Bryan stirred up big pitchers for each sipping shot ahead of time (a new roster this year, with Sazeracs, Painkillers, and vampire-inspired Romanian “blood” drinks among the choices), while LeeMichael finished all the painting touch-ups before we pulled into the driveway—since every apartment or house the guys have lived in has been in a constant state of renovation, this is no small deal. Dan even tied on an apron to trim green beans and stir batter while keeping one eye on the college bowl scores.
After powering through my usual midmorning panic, by 5:30 p.m. I was not only done cooking, but also showered, dressed, and bedecked in green and blue faux eyelashes that shimmered like tiny peacock plumes on each lid. Only thing left to do was pour a nice plastic cup of red wine and kick back in the club room to chat with the crowd. Sitting, drinking, and chatting? Not sweating, swearing, and shoving casserole dishes in and out of the oven? How did I pull off this kind of New Year’s party?
I have a hunch it was partially due to our choice of food theme. Departing from our International Cuisine Spotlight Series for the second year in a row, we decided on honey as this year’s culinary focus in honor of Bryan and LeeMichael’s latest tenants: 40,000 bees in a cozy little backyard hive.
Honey is such an awesomely versatile ingredient to play with, working its sweet and sticky natural magic in sauces, marinades, dressings, and coatings. Paired up with Sriracha, spicy mustard, jalapeños, barbecue sauce, cinnamon, ginger, and citrus, honey became the key element for bringing together lots of competing flavors in a mix of snacky bites, big salads, and slow-cooked dishes. (Truthfully, chill peppers played an unofficial role as the second food theme of the night, since there’s something about honey that just calls out for a little bit of heat as a counterpoint. Sweet and spicy go together like
Katy Perry and Russell Brand Kyra Sedgwick and Kevin Bacon.)
After last year’s success in converting new kale fans, I upped the ante with a dish featuring another oft-maligned and dismissed vegetable: Brussels sprouts. Crisping up the mini cabbages in a hot oven, I brought out their natural sweetness, pairing the caramelized orbs with a sweet and salty dressing punched up with honey, mint, and just a little more minced chili pepper. In my informal quiz for favorite dish of the night, the Brussels sprouts fought a good fight with the pulled pork to emerge as the winner.

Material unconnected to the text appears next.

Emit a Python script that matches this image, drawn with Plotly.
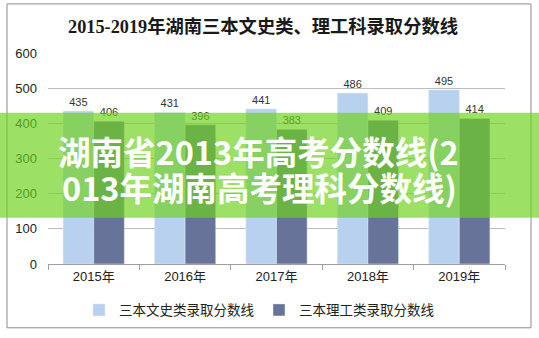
import plotly.graph_objects as go

years = ["2015年", "2016年", "2017年", "2018年", "2019年"]
wenshi = [435, 431, 441, 486, 495]
ligong = [406, 396, 383, 409, 414]
series_names = ["三本文史类录取分数线", "三本理工类录取分数线"]
title_text = "2015-2019年湖南三本文史类、理工科录取分数线"
overlay_line1 = "湖南省2013年高考分数线(2"
overlay_line2 = "013年湖南高考理科分数线)"

W, H = 539, 338
L, R, T, B = 48, 34, 53, 70
pw, ph = W - L - R, H - T - B

def px_x(x):
    return (x - L) / pw

def px_y(y):
    return (H - B - y) / ph

label_font = dict(family="Liberation Sans, Arial, sans-serif", size=11, color="#333333")

fig = go.Figure()
fig.add_trace(go.Bar(x=years, y=wenshi, name=series_names[0], marker_color="#B8D1EE",
                     text=wenshi, textposition="outside", textfont=label_font, cliponaxis=False))
fig.add_trace(go.Bar(x=years, y=ligong, name=series_names[1], marker_color="#68739A",
                     text=ligong, textposition="outside", textfont=label_font, cliponaxis=False))

fig.update_layout(
    width=W, height=H,
    margin=dict(l=L, r=R, t=T, b=B),
    paper_bgcolor="white", plot_bgcolor="white",
    barmode="group", bargap=0.33, bargroupgap=0,
    font=dict(family="Liberation Sans, Noto Sans CJK SC, sans-serif", size=12, color="#222222"),
    title=dict(text=title_text, x=px_x(263), xref="paper", xanchor="center",
               y=1 - 27 / H, yanchor="middle",
               font=dict(family="Liberation Serif, Noto Sans CJK SC, serif", size=18.3, color="#1a1a1a", weight="bold")),
    showlegend=True,
    legend=dict(orientation="h", x=px_x(259), xanchor="center", y=px_y(315), yanchor="middle",
                font=dict(family="Noto Sans CJK SC, sans-serif", size=13.5, color="#222222"),
                itemwidth=30, tracegroupgap=0),
    xaxis=dict(showline=True, linecolor="#A0A0A0", linewidth=1, ticks="outside", tickson="boundaries",
               ticklen=5, tickcolor="#A0A0A0", showgrid=False,
               tickfont=dict(family="Liberation Sans, Noto Sans CJK SC, sans-serif", size=13, color="#222222")),
    yaxis=dict(range=[0, 600], dtick=100, showgrid=True, gridcolor="#BDBDBD", gridwidth=1,
               zeroline=False, showline=False, ticks="", ticklabelstandoff=10,
               tickfont=dict(family="Liberation Sans, sans-serif", size=13, color="#222222")),
)

# outer chart border
fig.add_shape(type="rect", xref="paper", yref="paper",
              x0=px_x(7), x1=px_x(531), y0=px_y(333), y1=px_y(3),
              line=dict(color="#8C8C8C", width=1), fillcolor="rgba(0,0,0,0)", layer="below")

# green overlay band
fig.add_shape(type="rect", xref="paper", yref="paper",
              x0=px_x(0), x1=px_x(W), y0=px_y(221), y1=px_y(114),
              line=dict(width=0), fillcolor="rgba(110,210,30,0.68)", layer="above")

ov_font = dict(family="Noto Sans CJK SC, sans-serif", size=32.5, color="white", weight="bold")
fig.add_annotation(text=overlay_line1, xref="paper", yref="paper", x=px_x(56), y=px_y(152),
                   xanchor="left", yanchor="middle", showarrow=False, font=ov_font)
fig.add_annotation(text=overlay_line2, xref="paper", yref="paper", x=px_x(60), y=px_y(189),
                   xanchor="left", yanchor="middle", showarrow=False, font=ov_font)

fig.write_html("out.html")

I’ll feature more of the original recipes in the menu below throughout the year on Good. Food. Stories.; meanwhile, why don’t you resolve to give Brussels sprouts a try with the recipe below? After all, if the Mayans are right, this might be your last chance to learn to love them.
The full New Year’s Eve menu:
- Grant Achatz’s soft pretzel sticks with Hank’s honey mustard (warning: super spicy!)
- Honey saffron thyme flatbreads
- Honey-roasted cashews and chickpeas
- Tasting stations for various cheeses and honey from around the world
- Shaved sunchokes and green beans with fennel honey balsamic vinaigrette
- Sweet and salty roasted Brussels sprouts
- Shrimp with sriracha honey dipping sauce
- Grilled Thai beef salad with honey ginger soy dressing
- Pulled pork with honey barbecue sauce and honey jalapeño cornbread inspired by Melissa Clark’s whole wheat cornbread on The Naptime Chef
- Honey citrus yogurt cake inspired by Dinner Party’s grapefruit cake
Sweet and Salty Roasted Brussels Sprouts
adapted from a David Chang recipe
Prep time:30 minutes
Cook time:20 minutes
Makes 8-10 side dish servings
- 2 pounds Brussels sprouts
- 1/4 cup olive oil
- kosher salt
- 1/4 cup fish sauce
- 1/4 cup honey
- 3 tablespoons water
- 1/4 cup chopped fresh mint or 2 tablespoons crushed dried mint
- 1 large garlic clove, minced
- 1 serrano, Thai, or habanero chili (depending on your heat tolerance), minced
Preheat the oven to 450 degrees F and line two rimmed baking sheets with parchment paper.
Rinse and trim the Brussels sprouts, cutting each sprout into quarters. Toss with the olive oil and sprinkle with salt.
Spread the Brussels sprouts evenly across the two baking sheets and roast for 20 minutes, until darkly caramelized spots are appearing on the vegetables and the loose leaves are crispy.
While the Brussels sprouts roast, whisk the remaining ingredients together.
Transfer the cooked Brussels sprouts to a serving dish and toss with the dressing. Serve warm or at room temperature.